**Available data:**
-=-=-=-=-
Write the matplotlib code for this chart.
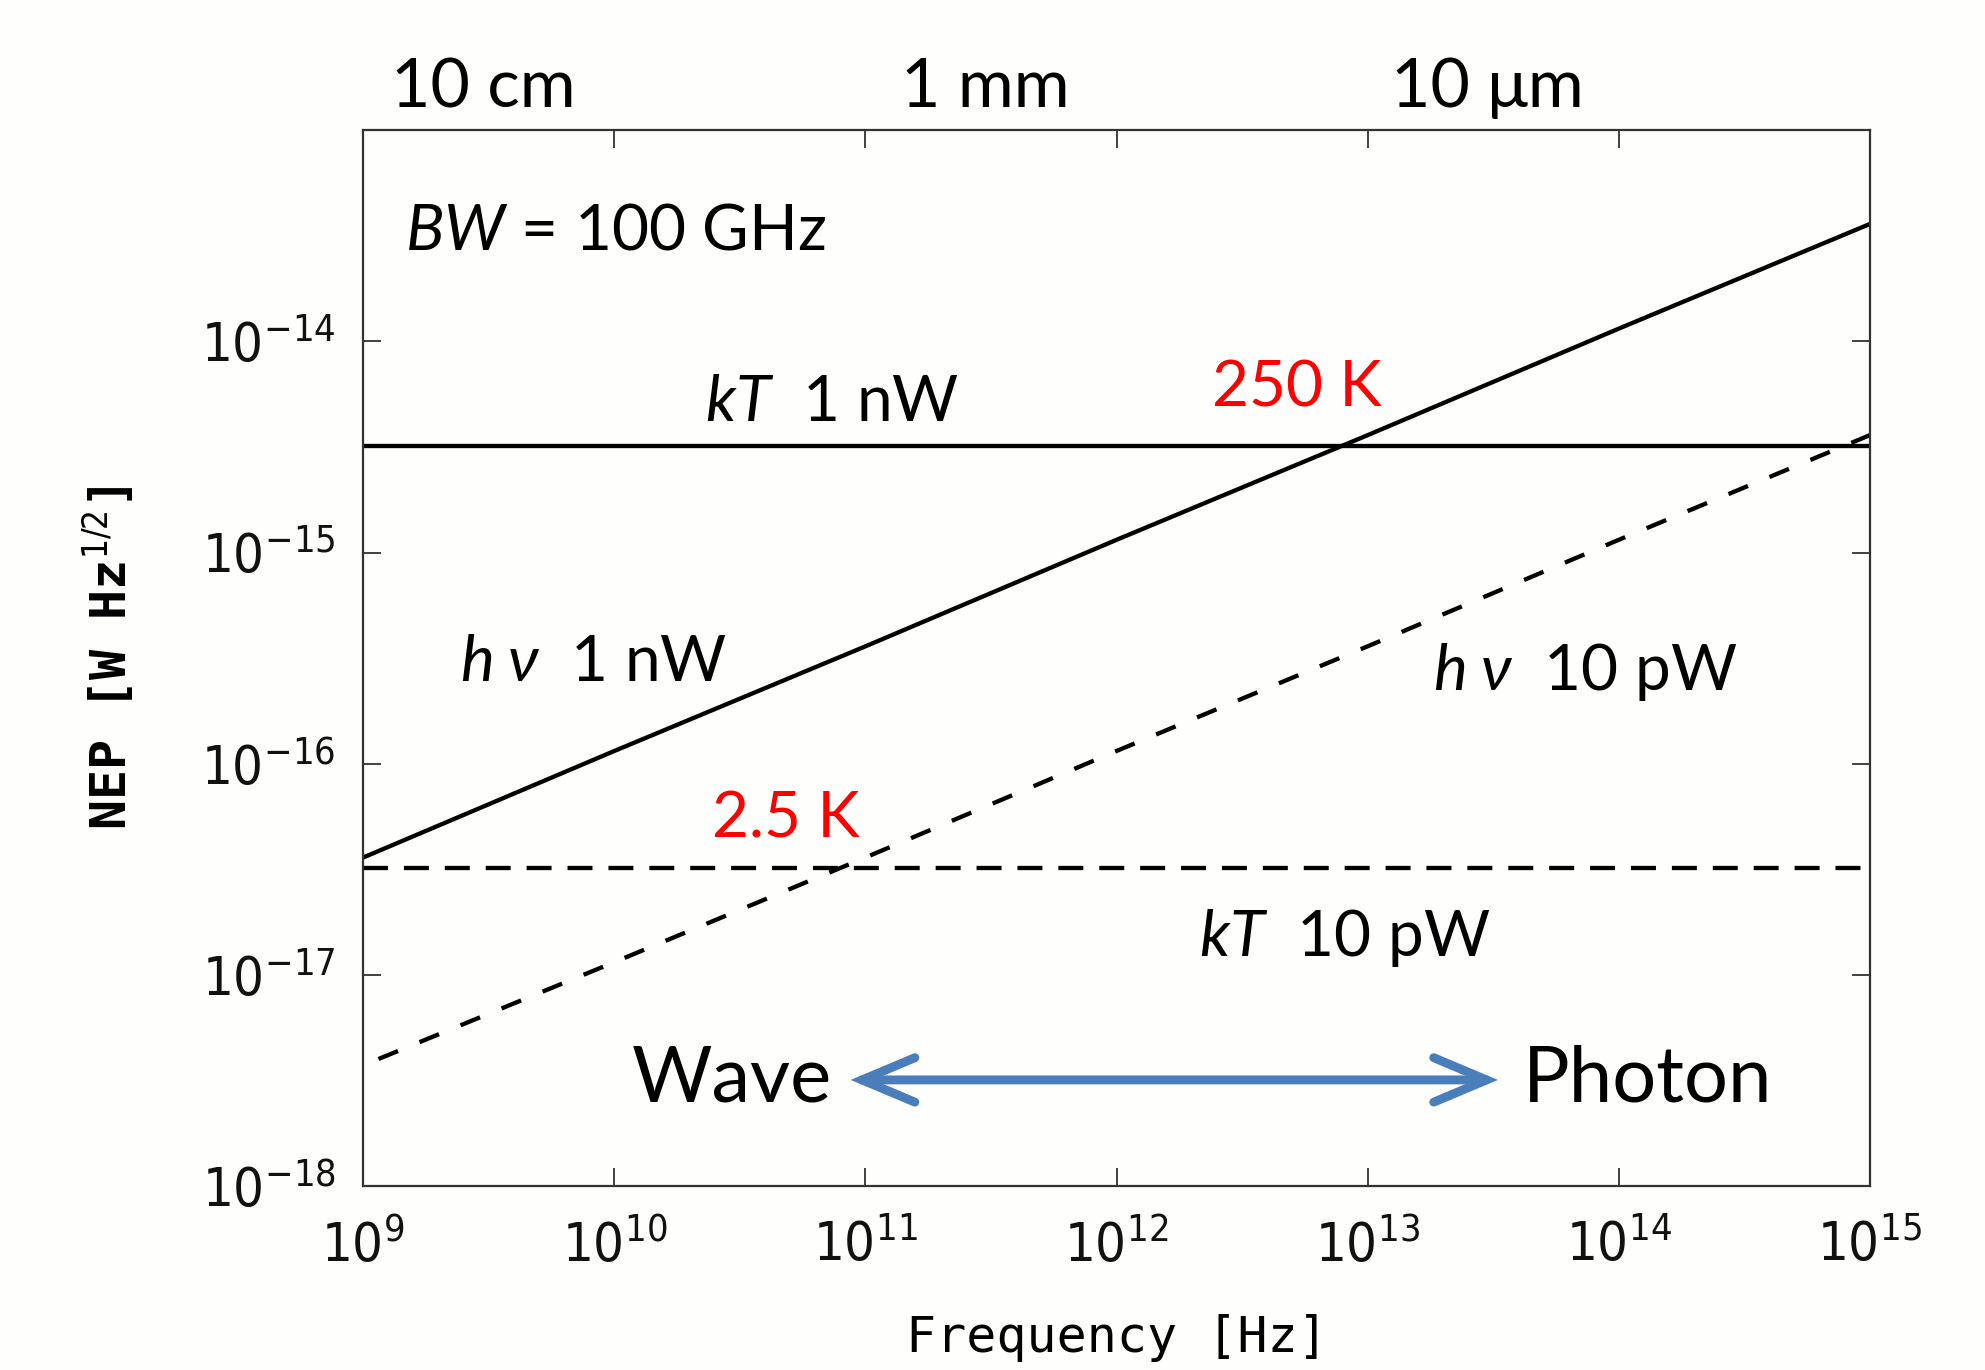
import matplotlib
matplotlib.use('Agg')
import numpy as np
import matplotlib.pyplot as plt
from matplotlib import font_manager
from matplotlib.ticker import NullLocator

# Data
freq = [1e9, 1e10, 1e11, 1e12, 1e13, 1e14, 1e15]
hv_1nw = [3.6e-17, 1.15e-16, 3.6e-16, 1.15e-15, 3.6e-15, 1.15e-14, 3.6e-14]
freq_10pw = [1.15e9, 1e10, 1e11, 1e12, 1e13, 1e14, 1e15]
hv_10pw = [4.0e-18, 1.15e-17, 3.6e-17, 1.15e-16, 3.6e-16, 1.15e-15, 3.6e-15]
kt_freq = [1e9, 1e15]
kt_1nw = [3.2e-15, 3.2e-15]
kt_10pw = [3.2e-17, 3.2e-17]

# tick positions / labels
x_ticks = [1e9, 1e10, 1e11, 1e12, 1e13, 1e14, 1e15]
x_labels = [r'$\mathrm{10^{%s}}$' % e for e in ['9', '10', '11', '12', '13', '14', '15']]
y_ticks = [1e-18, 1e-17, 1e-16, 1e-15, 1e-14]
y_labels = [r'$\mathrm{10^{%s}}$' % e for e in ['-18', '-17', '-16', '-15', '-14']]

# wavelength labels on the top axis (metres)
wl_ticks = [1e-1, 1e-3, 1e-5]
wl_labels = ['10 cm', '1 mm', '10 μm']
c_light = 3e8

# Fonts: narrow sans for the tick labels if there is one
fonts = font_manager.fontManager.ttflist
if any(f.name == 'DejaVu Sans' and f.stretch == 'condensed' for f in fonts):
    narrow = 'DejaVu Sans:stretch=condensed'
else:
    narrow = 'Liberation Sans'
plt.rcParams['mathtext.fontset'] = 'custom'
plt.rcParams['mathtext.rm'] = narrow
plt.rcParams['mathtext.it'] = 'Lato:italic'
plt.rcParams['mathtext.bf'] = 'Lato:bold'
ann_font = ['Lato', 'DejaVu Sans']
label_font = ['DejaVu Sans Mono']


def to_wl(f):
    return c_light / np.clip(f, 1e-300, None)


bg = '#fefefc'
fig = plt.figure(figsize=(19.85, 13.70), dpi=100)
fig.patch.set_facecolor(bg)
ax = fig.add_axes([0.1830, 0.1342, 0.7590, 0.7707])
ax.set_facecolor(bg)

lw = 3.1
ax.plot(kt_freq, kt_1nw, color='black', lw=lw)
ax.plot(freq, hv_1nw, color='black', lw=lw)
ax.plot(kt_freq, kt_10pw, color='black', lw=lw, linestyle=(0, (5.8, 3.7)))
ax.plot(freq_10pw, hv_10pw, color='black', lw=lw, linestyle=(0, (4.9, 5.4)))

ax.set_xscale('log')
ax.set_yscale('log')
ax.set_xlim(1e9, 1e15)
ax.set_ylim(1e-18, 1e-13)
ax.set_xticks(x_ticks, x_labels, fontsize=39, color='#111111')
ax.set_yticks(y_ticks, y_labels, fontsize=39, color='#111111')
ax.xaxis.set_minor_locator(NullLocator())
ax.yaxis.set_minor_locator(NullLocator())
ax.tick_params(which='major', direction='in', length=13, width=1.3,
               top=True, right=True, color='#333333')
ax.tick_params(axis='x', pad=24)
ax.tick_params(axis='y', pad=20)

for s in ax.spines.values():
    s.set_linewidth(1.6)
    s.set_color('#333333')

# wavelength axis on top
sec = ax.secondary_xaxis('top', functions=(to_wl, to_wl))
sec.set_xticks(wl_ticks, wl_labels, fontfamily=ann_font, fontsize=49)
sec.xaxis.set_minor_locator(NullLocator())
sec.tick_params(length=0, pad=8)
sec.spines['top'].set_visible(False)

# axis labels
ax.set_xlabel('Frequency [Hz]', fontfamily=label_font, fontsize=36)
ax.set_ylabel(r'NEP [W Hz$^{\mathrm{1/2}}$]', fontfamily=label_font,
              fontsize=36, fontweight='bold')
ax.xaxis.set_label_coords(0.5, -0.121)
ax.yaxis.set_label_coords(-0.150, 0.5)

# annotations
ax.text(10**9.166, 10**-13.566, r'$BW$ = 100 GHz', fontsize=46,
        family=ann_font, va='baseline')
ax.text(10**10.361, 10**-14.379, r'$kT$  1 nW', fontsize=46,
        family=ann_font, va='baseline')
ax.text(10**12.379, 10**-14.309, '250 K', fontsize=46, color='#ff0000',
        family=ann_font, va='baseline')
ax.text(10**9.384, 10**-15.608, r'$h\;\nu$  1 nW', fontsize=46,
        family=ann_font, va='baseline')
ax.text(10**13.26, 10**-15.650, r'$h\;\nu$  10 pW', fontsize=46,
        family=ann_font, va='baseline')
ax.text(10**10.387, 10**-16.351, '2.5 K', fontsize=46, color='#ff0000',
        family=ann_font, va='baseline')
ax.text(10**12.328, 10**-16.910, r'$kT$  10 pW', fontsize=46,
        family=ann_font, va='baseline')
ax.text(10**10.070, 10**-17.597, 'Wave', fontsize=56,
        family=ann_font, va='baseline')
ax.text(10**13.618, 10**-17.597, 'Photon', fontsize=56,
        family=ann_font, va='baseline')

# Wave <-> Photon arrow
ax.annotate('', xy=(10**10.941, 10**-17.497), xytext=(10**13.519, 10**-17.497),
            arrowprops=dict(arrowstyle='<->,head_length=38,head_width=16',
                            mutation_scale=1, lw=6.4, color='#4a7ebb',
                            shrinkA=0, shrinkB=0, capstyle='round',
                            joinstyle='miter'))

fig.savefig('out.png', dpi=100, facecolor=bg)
-=-=-=-=-
**What is expected:** Return the material line for line, from its beginning to the line that contains "from matplotlib.ticker import NullLocator", with the pictures left out.

**Full output:**
Write the matplotlib code for this chart.
import matplotlib
matplotlib.use('Agg')
import numpy as np
import matplotlib.pyplot as plt
from matplotlib import font_manager
from matplotlib.ticker import NullLocator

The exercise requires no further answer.